Dot Dot Dot is working to bridge the gap between Web2 and Web3 and helping people understand these worlds as they're being built. We need to get more people understanding the implications of Web3 beyond just kind of the headlines, but the real implications.

What excites you about how Web3 can change media? 

It’s both super exciting and super scary, right? I've always been on the side of innovation is going to come whether or not you like it. I get really excited about it. So, what would a Web3 media company with Web3 principles look like? How could you sell an NFT membership subscription to a media company and give people the ability to have and own in the upside, or be able to participate in some of the content? The idea that you could own part of your favorite media company and have a voice in it and own the upside of it in a new, different type of way is really interesting. And I also think some of this idea of transparency is really important too. 

And if  you think about a DAO, which is almost like a group chat with a balance sheet, right? In the most basic way, think if you were able to have a studio DAO where people can come together and fund projects, almost like in a modern day Kickstarter way. That’s exciting from a media standpoint because in order to get something done in order to sell a show to Netflix, you give up a lot. In order to be able to fund a lot of these projects and use your community in a really engaging community to be a part of it and be a part of that decision making is really exciting.

For More: WTF Is… A DAO

What about how Web3 can impact media ethics? 

A lot of Web2 people are investing in Web3 and so a lot of the people who are getting investment are the same types of folks from the last generation of tech. One of the biggest things I saw in the last generation of tech that went wrong is when you don't have a diverse perspective around the table. No one is asking, “Have you thought about what it's like to be a woman on your platform?” I do worry that if we don't have a diverse group of people around the table asking questions, I think what's going to  happen is too much of the move fast and break things that we hated from the last generation of technology. 

So what do you see as the future for Web3 and the media industry? 

Here's what I'd love to see. You would be able to build out a show concept and instead of having to go to Netflix or that kind of thing, you could have your community vote on it and build it out. You could drop in an NFT. You could have this engaged community who is owning the upside and telling all their friends about it. DAOs are going to be really interesting. We would be able to incentivize contributors. We could tokenize a platform and contributors are actually able to get part of the upside or be incentivized to create content for us and and and the more people that are looking at the more audience there is. 

I would like to see the media become more transparent. There is so much polarization right now. When I was at CNN and 60 Minutes, you had no idea why and how we made decisions.

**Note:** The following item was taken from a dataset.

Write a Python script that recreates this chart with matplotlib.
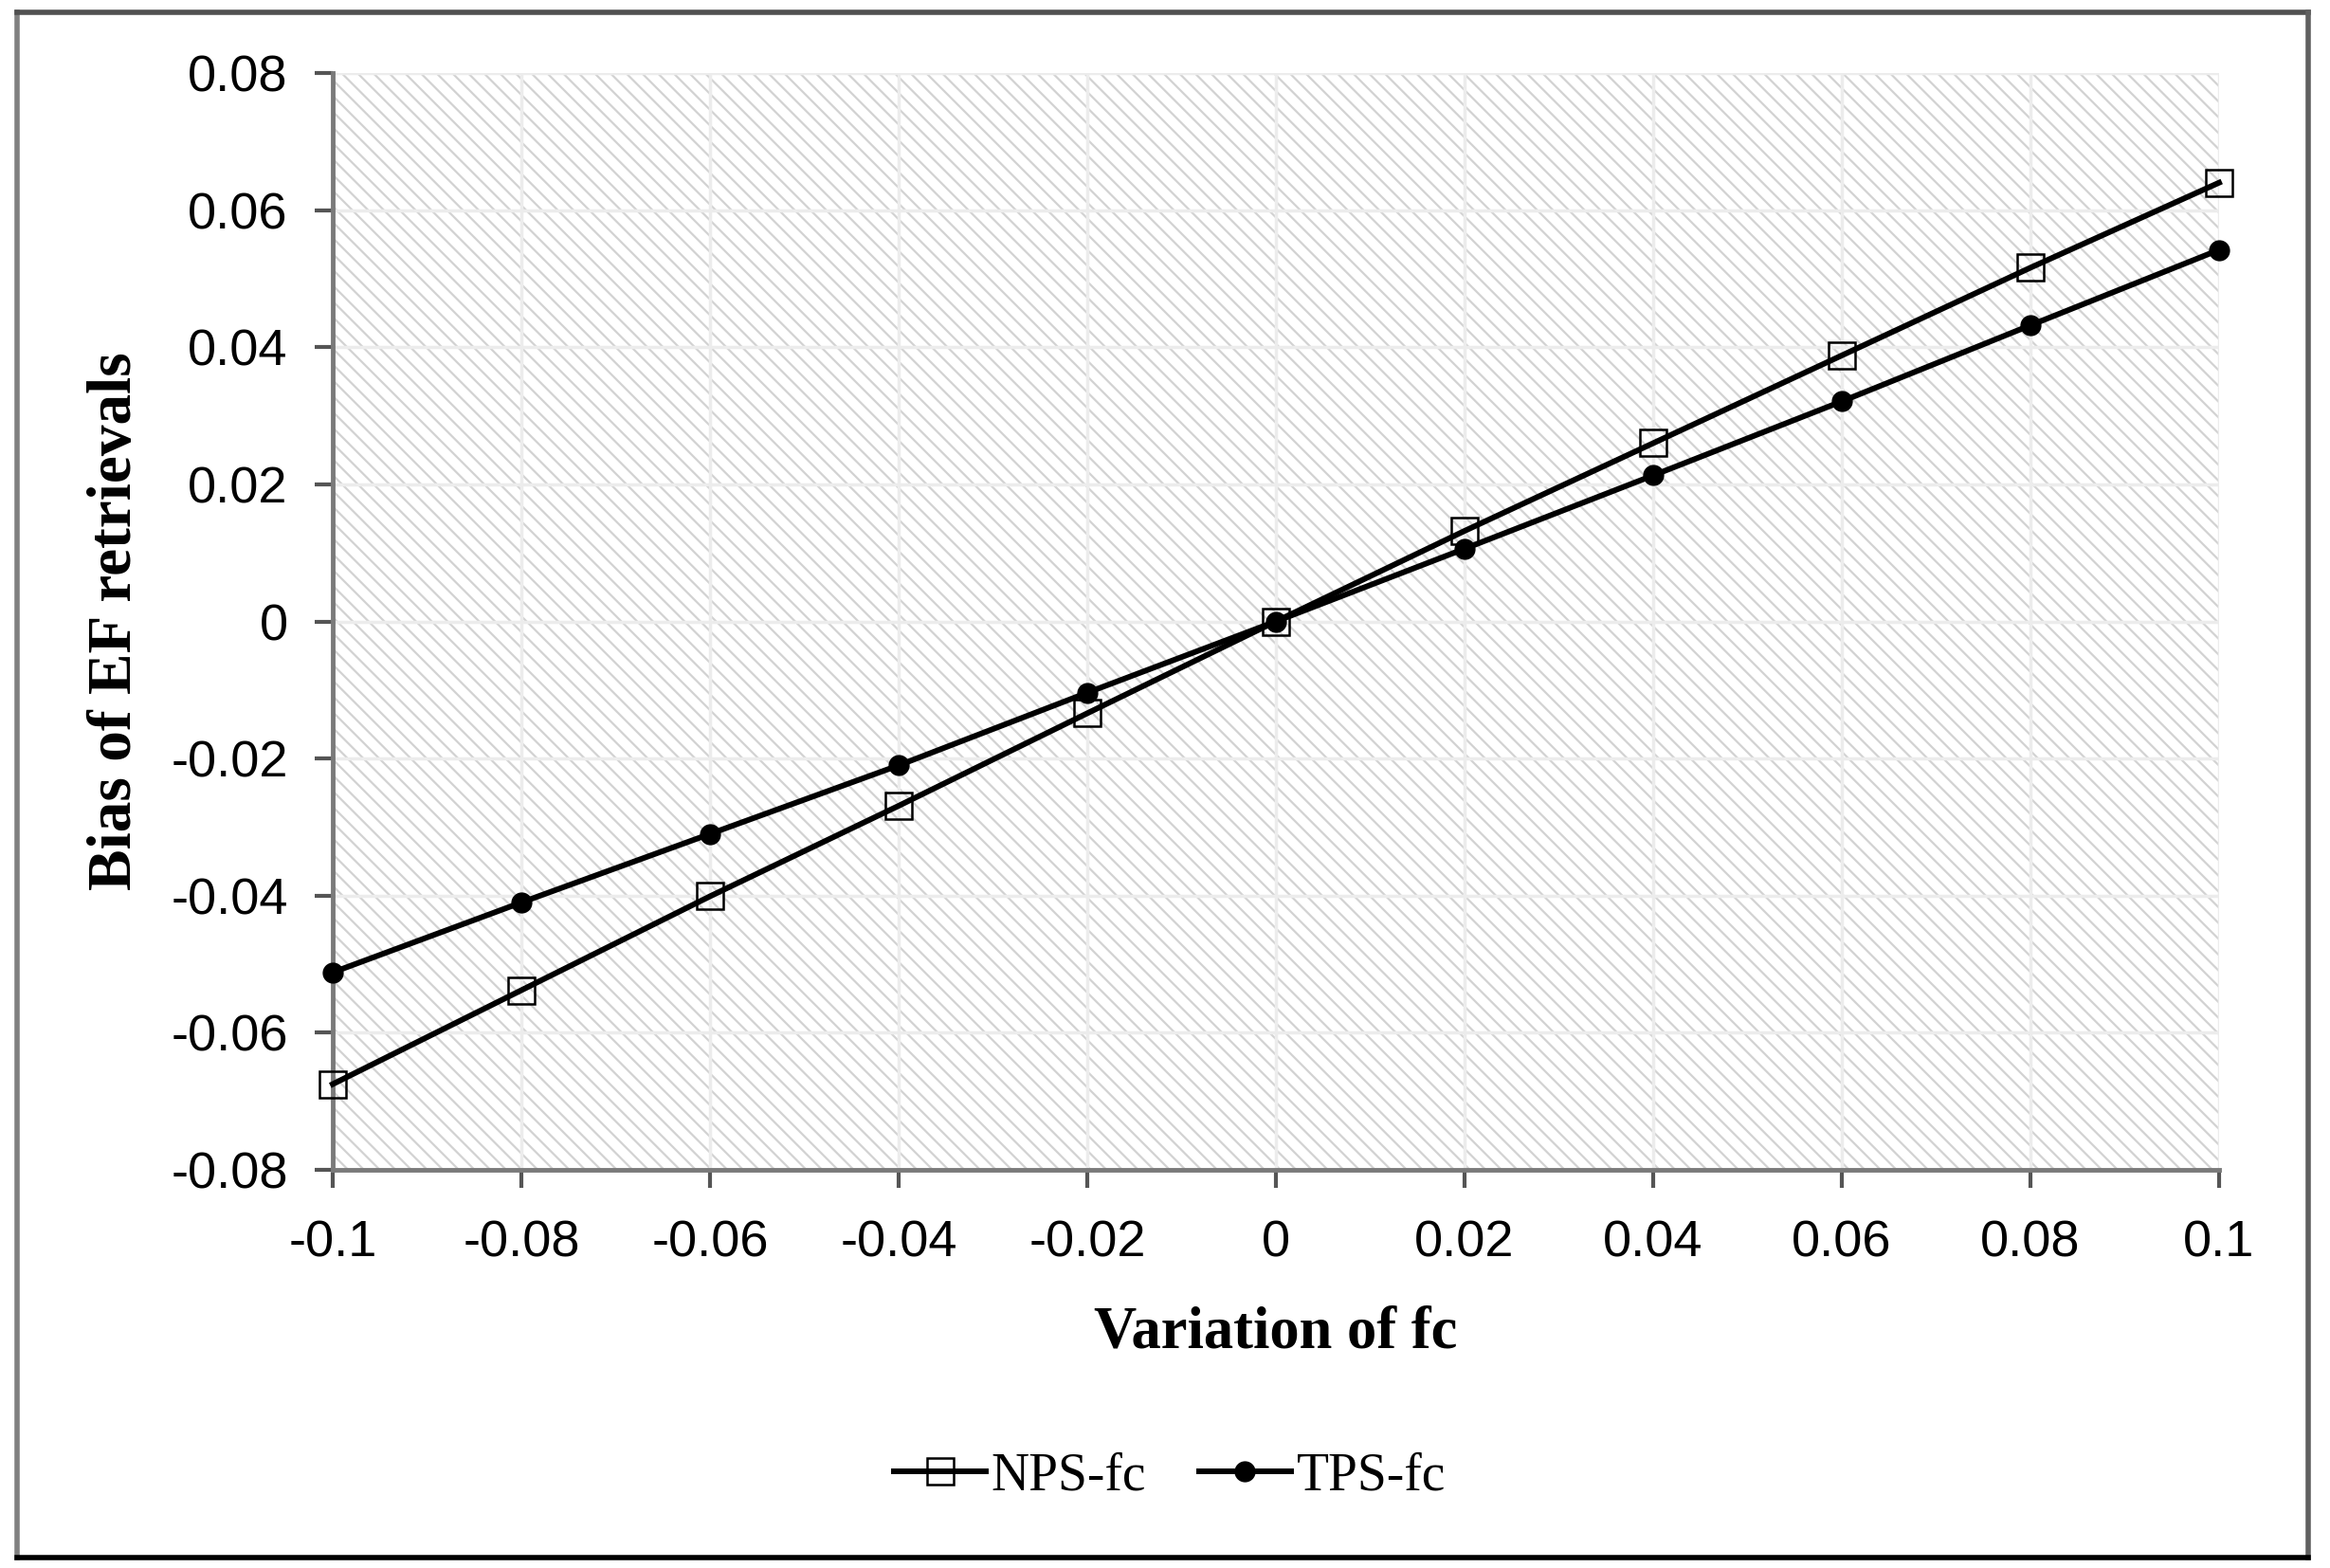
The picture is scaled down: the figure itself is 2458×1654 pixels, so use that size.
import matplotlib
matplotlib.use("Agg")
import matplotlib.pyplot as plt
from matplotlib.patches import Rectangle
from matplotlib.lines import Line2D

# ---- data ----
variation = [-0.1, -0.08, -0.06, -0.04, -0.02, 0.0, 0.02, 0.04, 0.06, 0.08, 0.1]
nps_fc = [-0.0675, -0.0538, -0.0401, -0.0269, -0.0134, 0.0, 0.0132, 0.0260, 0.0388, 0.0516, 0.0640]
tps_fc = [-0.0512, -0.0410, -0.0310, -0.0210, -0.0104, 0.0, 0.0106, 0.0213, 0.0321, 0.0432, 0.0542]
xticks = [-0.1, -0.08, -0.06, -0.04, -0.02, 0, 0.02, 0.04, 0.06, 0.08, 0.1]
xtick_labels = ["-0.1", "-0.08", "-0.06", "-0.04", "-0.02", "0", "0.02", "0.04", "0.06", "0.08", "0.1"]
yticks = [-0.08, -0.06, -0.04, -0.02, 0, 0.02, 0.04, 0.06, 0.08]
ytick_labels = ["-0.08", "-0.06", "-0.04", "-0.02", "0", "0.02", "0.04", "0.06", "0.08"]

W, H = 2458, 1654
fig = plt.figure(figsize=(W / 100, H / 100), dpi=100)
fig.patch.set_facecolor("white")

ax = fig.add_axes([351 / W, 1 - 1234 / H, (2341 - 351) / W, (1234 - 77) / H])
ax.set_xlim(-0.1, 0.1)
ax.set_ylim(-0.08, 0.08)
ax.patch.set_facecolor("white")

plt.rcParams["hatch.linewidth"] = 1.6
bg = Rectangle((0, 0), 1, 1, transform=ax.transAxes, facecolor="white",
               edgecolor="#d2d2d2", hatch="\\\\", lw=0, zorder=0)
ax.add_patch(bg)

ax.set_xticks(xticks)
ax.set_xticklabels(xtick_labels)
ax.set_yticks(yticks)
ax.set_yticklabels(ytick_labels)
ax.grid(True, color="#ececec", lw=2.5, zorder=0.5)
ax.set_axisbelow(True)

for s in ["top", "right"]:
    ax.spines[s].set_visible(False)
for s in ["left", "bottom"]:
    ax.spines[s].set_color("#7a7a7a")
    ax.spines[s].set_linewidth(3.5)

tick_family = ["Liberation Sans", "DejaVu Sans"]
for lab in ax.get_xticklabels() + ax.get_yticklabels():
    lab.set_fontfamily(tick_family)
    lab.set_fontsize(39)
ax.tick_params(axis="y", length=14, width=3, color="#555555", pad=20)
ax.tick_params(axis="x", length=14, width=3, color="#555555", pad=24)

ax.plot(variation, nps_fc, color="black", lw=4.3, marker="s", markersize=20,
        markerfacecolor="none", markeredgecolor="black", markeredgewidth=1.8,
        label="NPS-fc", zorder=3, clip_on=False)
ax.plot(variation, tps_fc, color="black", lw=4.3, marker="o", markersize=15,
        markerfacecolor="black", markeredgecolor="black",
        label="TPS-fc", zorder=3, clip_on=False)

serif = ["Liberation Serif", "DejaVu Serif"]
fig.text(1346 / W, 1 - 1406 / H, "Variation of fc",
         ha="center", va="center", fontsize=45, fontweight="bold", family=serif)
fig.text(122 / W, 1 - 655 / H, "Bias of EF retrievals", ha="center", va="center",
         rotation=90, fontsize=47, fontweight="bold", family=serif)

leg = fig.legend(loc="center", bbox_to_anchor=(1234 / W, 1 - 1557 / H), ncol=2,
                 frameon=False, prop=dict(family=serif, size=40),
                 handlelength=1.75, handletextpad=0.1, columnspacing=1.0)

# outer frame
fig.add_artist(Line2D([18 / W, 18 / W], [11 / H, 1 - 13 / H], color="#808080", lw=4))
fig.add_artist(Line2D([18 / W, 2435 / W], [1 - 13 / H, 1 - 13 / H], color="#505050", lw=4))
fig.add_artist(Line2D([2435 / W, 2435 / W], [11 / H, 1 - 13 / H], color="#606060", lw=4))
fig.add_artist(Line2D([18 / W, 2435 / W], [11 / H, 11 / H], color="black", lw=4))

fig.savefig("out.png", dpi=100, facecolor="white")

I'd love to see you being a part of our media company and being able to give access to our editorial calls and giving certain levels of access to people being able to contribute to interviews with big people and having that kind of engaged community. I just think participatory media that's still curated where people own the upside is really exciting.

This article and all the information in it does not constitute financial advice. If you don’t want to invest money or time in Web3, you don’t have to. As always: Do your own research.